O ano e meio em que Martins da Cruz chefiou a diplomacia portuguesa foi
marcado por várias polémicas, a primeira das quais começou pouco depois de ter
assumido o cargo, ao lançar a reforma interna do Ministério dos Negócios
Estrangeiros. Na altura, Martins da Cruz foi acusado de tentar levar a cabo um
saneamento político depois de ter retirado o embaixador Francisco Seixas da Costa
– com quem não tinha as melhores relações pessoais – da representação portuguesa
na ONU num gesto que levou à movimentação de três dezenas de embaixadores.
Nova
polémica surgiu quando substituiu toda a hierarquia do MNE, o que aconteceu
pela primeira vez na história da instituição.
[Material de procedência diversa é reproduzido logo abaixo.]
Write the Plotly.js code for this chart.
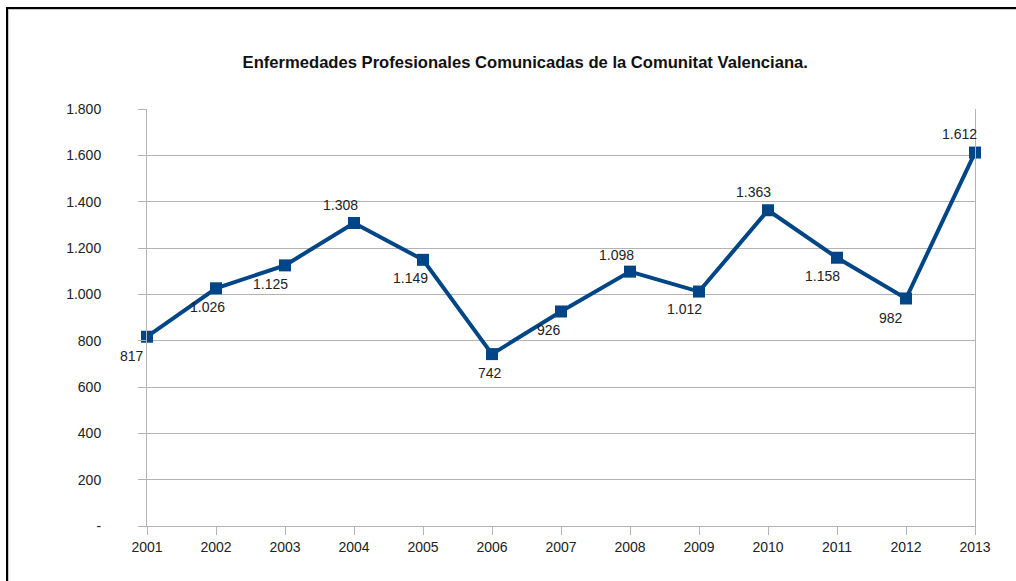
<!DOCTYPE html>
<html>
<head>
<meta charset="utf-8">
<script src="https://cdn.plot.ly/plotly-3.0.1.min.js"></script>
<style>
html,body{margin:0;padding:0;background:#fff;}
#wrap{position:relative;width:1016px;height:581px;overflow:hidden;}
#chart{position:absolute;left:0;top:0;width:1016px;height:581px;}
#frame{position:absolute;left:6px;top:7px;width:1020px;height:600px;border-left:2px solid #000;border-top:2px solid #000;pointer-events:none;}
#frame2{position:absolute;left:8px;top:9px;width:1020px;height:600px;border-left:1px solid #c8c8c8;border-top:1px solid #c8c8c8;pointer-events:none;}
</style>
</head>
<body>
<div id="wrap">
<div id="chart"></div>
<div id="frame"></div>
<div id="frame2"></div>
</div>
<script>
const years = [2001,2002,2003,2004,2005,2006,2007,2008,2009,2010,2011,2012,2013];
const values = [817,1026,1125,1308,1149,742,926,1098,1012,1363,1158,982,1612];
const yTickVals = [0,200,400,600,800,1000,1200,1400,1600,1800];
const yTickText = ["-","200","400","600","800","1.000","1.200","1.400","1.600","1.800"];
const titleText = "Enfermedades Profesionales Comunicadas de la Comunitat Valenciana.";

// label offsets (px), styling only
const labelDx = [-15,-9,-15,-14,-13,-2,-12,-14,-15,-15,-15,-15,-16];
const labelDy = [-19,-19,-19,18,-18,-19,-19,17,-17,18,-18,-19,19];

function fmt(v){
  return String(v).replace(/\B(?=(\d{3})+(?!\d))/g, ".");
}

const color = "#004586";
const font = "Liberation Sans, Arial, sans-serif";

const annotations = years.map((yr,i)=>({
  x: yr, y: values[i], xref:'x', yref:'y',
  text: fmt(values[i]), showarrow:false,
  xshift: labelDx[i], yshift: labelDy[i],
  font:{family:font,size:14,color:'#222'}
}));

const trace = {
  x: years, y: values, type:'scatter', mode:'lines+markers',
  line:{color:color,width:4},
  marker:{symbol:'square',size:12,color:color},
  cliponaxis:false,
  hoverinfo:'x+y'
};

const layout = {
  width:1016, height:581,
  margin:{l:147,r:41,t:109,b:55,pad:0},
  paper_bgcolor:'#fff', plot_bgcolor:'#fff',
  showlegend:false,
  title:{text:'<b>'+titleText+'</b>', x:0.517, xanchor:'center', y:0.893, yanchor:'middle',
    font:{family:font,size:16.6,color:'#111'}},
  xaxis:{
    type:'linear', range:[2001,2013], tickvals:years, ticktext:years.map(String),
    showgrid:false, zeroline:false,
    showline:true, linecolor:'#b3b3b3', linewidth:1,
    ticks:'outside', ticklen:8, tickcolor:'#b3b3b3', tickwidth:1,
    tickfont:{family:font,size:14,color:'#222'}
  },
  yaxis:{
    range:[0,1800], tickvals:yTickVals, ticktext:yTickText,
    showgrid:true, gridcolor:'#b3b3b3', gridwidth:1, zeroline:false,
    showline:true, linecolor:'#b3b3b3', linewidth:1, mirror:true,
    ticks:'outside', ticklen:8, tickcolor:'#b3b3b3', tickwidth:1,
    ticklabelstandoff:34,
    tickfont:{family:font,size:14,color:'#222'}
  },
  annotations: annotations
};

Plotly.newPlot('chart',[trace],layout,{displayModeBar:false,staticPlot:true});
</script>
</body>
</html>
A restruturação da rede consular
que levou ao encerramento de vários consulados, entre os quais o de Osnabruck,
na Alemanha, e o de Hong Kong, desencadeou fortes protestos das comunidades
afectadas.
MERCENARISMO
POLÍTICO DIPLOMÁTICO E DINHEIRO DA CORRUPÇÃO
Um
recente debate na portuguesa TVI, em que a estação televi-siva fez mais um
frete ao MPLA, o antigo ministro dos Negócios Estrangeiros de Portugal, agora
como assalariado do regime de José Eduardo dos Santos, reproduziu as ordens
recebidas de Luanda e criticou a forma “leviana e irresponsável” como Rafael
Marques tem mostrado que o patrão de Martins da Cruz vai nu.
Rafael Marques mostrou
que o caso Luaty Beirão foi e é uma “fabricação” do sistema de justiça angolano,
mas o antigo ministro português, hoje funcionário do MPLA, afirmou – tal como
consta do despacho que recebera de Luanda – que o processo “foi posto pelas
autoridades angolanas no plano judicial e não no plano político”.
Martins da
Cruz sempre quis afirmar-se como perito dos peritos. Que trate os portugueses
como matumbos, é um problema dos portugueses. Agora que queira pôr os angolanos
no mesmo plano, isso não. Seguindo à risca as instruções recebidas de quem lhe
paga, Martins da Cruz disse que além de terem sido cumpridos os prazos, a
justiça angolana foi até mais rápida que a portuguesa, pois marcou o julgamento
num tempo recorde. O MPLA sorriu. De facto, não é fácil encontrar um sipaio tão
submisso.
António Martins da Cruz, certamente ainda a querer acertar contas
antigas, disse mesmo que, enquanto a justiça angolana agiu dentro dos prazos,
na fase de instrução, na acusação e na marcação do julgamento, a portuguesa
manteve um ex-primeiro-ministro na prisão perto de um ano, sem deduzir acusação
e sem marcar julgamento.
“O facto de o Procurador da República receber instruções
do Presidente da República nada tem a ver com a independência do poder
judicial”, esclareceu António Martins da Cruz. Quem diria, não é? Terá sido,
mais ao menos o que ele fez no caso da sua filha. Dão-se instruções mas,
pasme-se, não se influencia a independência. Recorde-se que, de acordo com o Club-k,
as autoridades angolanas indicaram sem alarido, António Martins da Cruz, como
consultor do governo de Angola. A nomeação ocorrida devido aos bons ofícios de
Manuel Vicente, aconteceu logo após as últimas eleições.
Como
consultor do governo angolano, o seu contributo com maior dimensão foi na
assessoria externa à TAAG, na altura das sanções na União Europeia que Martins
da Cruz terá ajudado a resolver. O Presidente José Eduardo dos Santos tem sido
identificado como um dos líderes africanos que mais recruta antigos governantes
estrangeiros como seus consultores. Ao tempo do conflito armado, conseguiu recrutar
como seu consultor um ex-secretário adjunto dos EUA para os assuntos africanos,
Herman Cohen. Depois de ter cessado funções no departamento de Estado
norte-americano, Herman Cohen passou a prestar consultoria ao governo de
angolano através da sua empresa de consultoria Cohen & Woods.